SOURCES OF OH(A→X) EMISSION IN THE SPACE SHUTTLE ENVIRONMENT

OH(A→X) emission bands have been observed in Space Shuttle engine exhaust jets using the GLO imager spectrograph located in the payload bay. Spectra were collected at a resolution of 4 A for both day and night solar illumination conditions, all at an altitude of ~390 km. A spectral analysis is presented that identifies and quantifies three OH(A) excitation mechanisms. These include: i) solar-induced fluorescence of the OH(X) in the exhaust flow, ii) solar-induced photodissociation of H2O in the exhaust at Lyman-α and shorter wavelength far-UV lines, and iii) exhaust-atmosphere interactions, most probably through the reaction O+H2O→OH(A)+OH(X). Process i) produces a very rotationally cold and spectrally narrow component due to the rapid cooling of the OH(X) in the supersonic expansion of the exhaust flow.

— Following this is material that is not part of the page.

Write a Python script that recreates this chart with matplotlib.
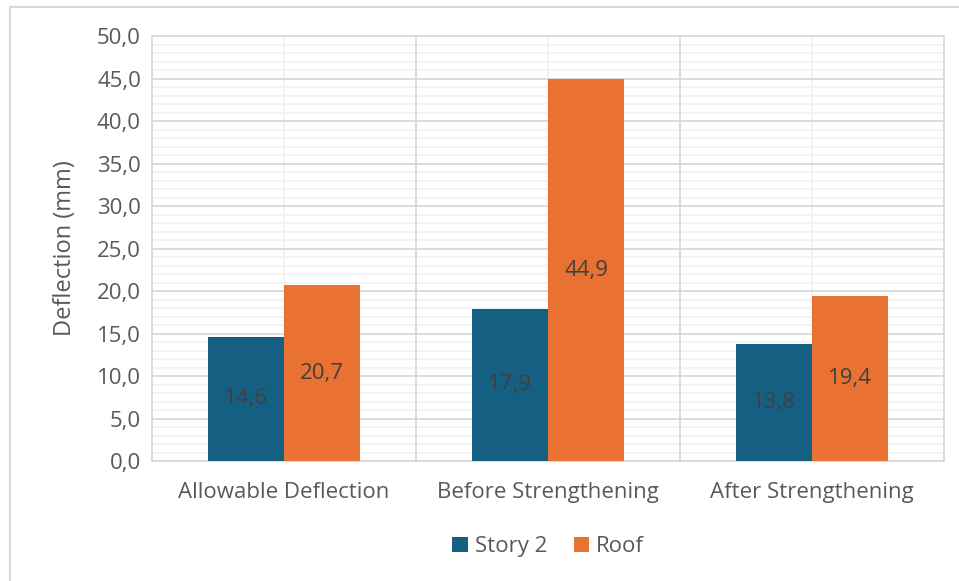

Processes ii) produce extremely excited OH(A), not well characterized by thermal vibrational or rotational distributions. Process iii) has a substantial activation energy, 4.79 eV, and is only slightly above threshold for the ram (180o angle of attack between O and H2O) geometry, consistent with its observation for the night ram but not the night perpendicular exhaust atmospheric interaction. Through the use of a non-equilibrium spectral emission model for OH, the integrated intensity, spectral distribution, and OH(A) internal state characterization for each of the above processes was deduced. Additional confirmation of the analysis is provided through the use of a model simulation of the space experiment to predict the total integrated intensities for processes i) and ii) for which the underlying spectroscopy, absorption cross sections, and solar excitation intensities are well established. Analysis of process (ii) has established an effective value for the fluorescence excitation cross section at ram conditions (·ETO= 5.2 eV) of (1.7 ± 0.9) × 10 -2 A 2 . Evidence for bands attributed to predissociated OH(A) vibrational levels suggest that the associated reaction cross section could be significantly higher.